*DIRECTIONS:* Repeat the listing word for word. No pictures belong in the copy.

-*-

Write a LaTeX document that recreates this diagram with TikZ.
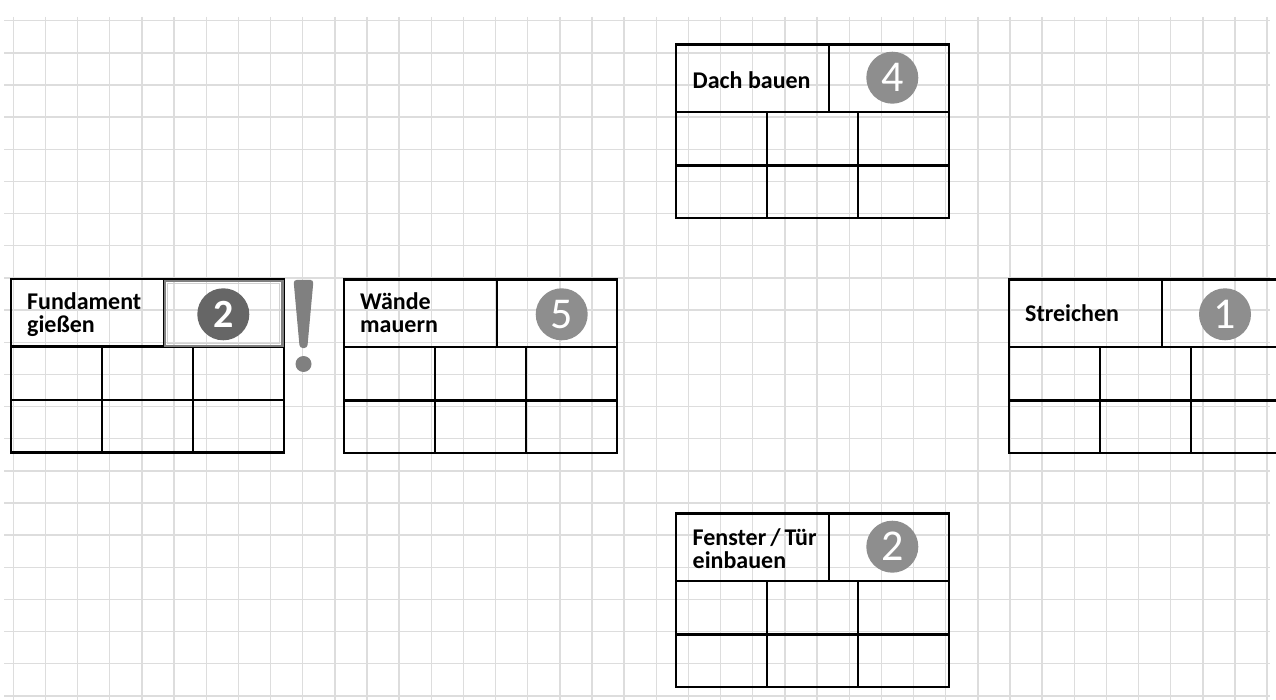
\documentclass[tikz,border=0pt]{standalone}
\usepackage{fontspec}
\setmainfont{Carlito}
\definecolor{gridc}{HTML}{DDDDDD}
\definecolor{numc}{HTML}{8E8E8E}
\definecolor{numdark}{HTML}{666666}
\definecolor{markc}{HTML}{808080}
\tikzset{
  gridline/.style={draw=gridc,line width=1.4pt},
  boxline/.style={draw=black,line width=2.6pt},
  tasklabel/.style={font=\bfseries\fontsize{24}{24}\selectfont,anchor=base west,inner sep=0pt},
  numcircle/.style={circle,fill=numc,minimum size=52pt,inner sep=0pt,text=white,font=\fontsize{44}{44}\selectfont},
  numcircledark/.style={numcircle,fill=numdark,font=\bfseries\fontsize{40}{40}\selectfont},
}
\newcommand\taskbox[3]{%
  \begin{scope}[shift={(#2,#3)}]
    \coordinate (#1) at (0,0);
    \draw[boxline] (0,0) rectangle (273,173.5);
    \draw[boxline] (0,67.5) -- (273,67.5);
    \draw[boxline] (0,121) -- (273,121);
    \draw[boxline] (153,0) -- (153,67.5);
    \draw[boxline] (91,67.5) -- (91,173.5);
    \draw[boxline] (182,67.5) -- (182,173.5);
  \end{scope}}
\begin{document}
\begin{tikzpicture}[x=1pt,y=-1pt]
\useasboundingbox (0,0) rectangle (1276,700);
\clip (0,0) rectangle (1276,700);
\fill[white] (0,0) rectangle (1276,700);
% graph paper
\foreach \k in {0,...,39} \draw[gridline] (13.3+32.15*\k,17) -- (13.3+32.15*\k,700);
\foreach \j in {0,...,21} \draw[gridline] (4,20.7+32.15*\j) -- (1270,20.7+32.15*\j);
% boxes
\taskbox{fund}{11}{279}
\taskbox{waende}{344}{279.3}
\taskbox{dach}{676}{44.7}
\taskbox{streich}{1009}{279.3}
\taskbox{fenster}{676}{513.3}
% highlighted cell
\draw[draw=markc,line width=2.6pt] (165,281) rectangle (282.5,346);
\draw[draw=gray!35,line width=0.8pt] (167.8,283.8) rectangle (279.7,343.2);
% labels
\node[tasklabel] (fundA) at (27,310) {Fundament};
\node[tasklabel] (fundB) at (27,333) {gießen};
\node[tasklabel] (waendeA) at (360,310) {Wände};
\node[tasklabel] (waendeB) at (360,333) {mauern};
\node[tasklabel] (dachA) at (692.5,88.5) {Dach bauen};
\node[tasklabel] (streichA) at (1025,321.5) {Streichen};
\node[tasklabel] (fensterA) at (692.5,545) {Fenster\,/\,Tür};
\node[tasklabel] (fensterB) at (692.5,568.5) {einbauen};
% numbers
\node[numcircledark] (nfund) at (223.3,314.3) {2};
\node[numcircle] (nwaende) at (561.7,314.3) {5};
\node[numcircle] (ndach) at (892.3,77.7) {4};
\node[numcircle] (nstreich) at (1225,314.3) {1};
\node[numcircle] (nfenster) at (892.3,546.7) {2};
% exclamation mark
\fill[markc,rounded corners=3pt] (293.5,280) -- (313.5,280) -- (307.3,348) -- (299.7,348) -- cycle;
\fill[markc] (303.5,364) circle (8);
\end{tikzpicture}
\end{document}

-*-

*EXERCISE RESPONSE:*
Write a LaTeX document that recreates this diagram with TikZ.
\documentclass[tikz,border=0pt]{standalone}
\usepackage{fontspec}
\setmainfont{Carlito}
\definecolor{gridc}{HTML}{DDDDDD}
\definecolor{numc}{HTML}{8E8E8E}
\definecolor{numdark}{HTML}{666666}
\definecolor{markc}{HTML}{808080}
\tikzset{
  gridline/.style={draw=gridc,line width=1.4pt},
  boxline/.style={draw=black,line width=2.6pt},
  tasklabel/.style={font=\bfseries\fontsize{24}{24}\selectfont,anchor=base west,inner sep=0pt},
  numcircle/.style={circle,fill=numc,minimum size=52pt,inner sep=0pt,text=white,font=\fontsize{44}{44}\selectfont},
  numcircledark/.style={numcircle,fill=numdark,font=\bfseries\fontsize{40}{40}\selectfont},
}
\newcommand\taskbox[3]{%
  \begin{scope}[shift={(#2,#3)}]
    \coordinate (#1) at (0,0);
    \draw[boxline] (0,0) rectangle (273,173.5);
    \draw[boxline] (0,67.5) -- (273,67.5);
    \draw[boxline] (0,121) -- (273,121);
    \draw[boxline] (153,0) -- (153,67.5);
    \draw[boxline] (91,67.5) -- (91,173.5);
    \draw[boxline] (182,67.5) -- (182,173.5);
  \end{scope}}
\begin{document}
\begin{tikzpicture}[x=1pt,y=-1pt]
\useasboundingbox (0,0) rectangle (1276,700);
\clip (0,0) rectangle (1276,700);
\fill[white] (0,0) rectangle (1276,700);
% graph paper
\foreach \k in {0,...,39} \draw[gridline] (13.3+32.15*\k,17) -- (13.3+32.15*\k,700);
\foreach \j in {0,...,21} \draw[gridline] (4,20.7+32.15*\j) -- (1270,20.7+32.15*\j);
% boxes
\taskbox{fund}{11}{279}
\taskbox{waende}{344}{279.3}
\taskbox{dach}{676}{44.7}
\taskbox{streich}{1009}{279.3}
\taskbox{fenster}{676}{513.3}
% highlighted cell
\draw[draw=markc,line width=2.6pt] (165,281) rectangle (282.5,346);
\draw[draw=gray!35,line width=0.8pt] (167.8,283.8) rectangle (279.7,343.2);
% labels
\node[tasklabel] (fundA) at (27,310) {Fundament};
\node[tasklabel] (fundB) at (27,333) {gießen};
\node[tasklabel] (waendeA) at (360,310) {Wände};
\node[tasklabel] (waendeB) at (360,333) {mauern};
\node[tasklabel] (dachA) at (692.5,88.5) {Dach bauen};
\node[tasklabel] (streichA) at (1025,321.5) {Streichen};
\node[tasklabel] (fensterA) at (692.5,545) {Fenster\,/\,Tür};
\node[tasklabel] (fensterB) at (692.5,568.5) {einbauen};
% numbers
\node[numcircledark] (nfund) at (223.3,314.3) {2};
\node[numcircle] (nwaende) at (561.7,314.3) {5};
\node[numcircle] (ndach) at (892.3,77.7) {4};
\node[numcircle] (nstreich) at (1225,314.3) {1};
\node[numcircle] (nfenster) at (892.3,546.7) {2};
% exclamation mark
\fill[markc,rounded corners=3pt] (293.5,280) -- (313.5,280) -- (307.3,348) -- (299.7,348) -- cycle;
\fill[markc] (303.5,364) circle (8);
\end{tikzpicture}
\end{document}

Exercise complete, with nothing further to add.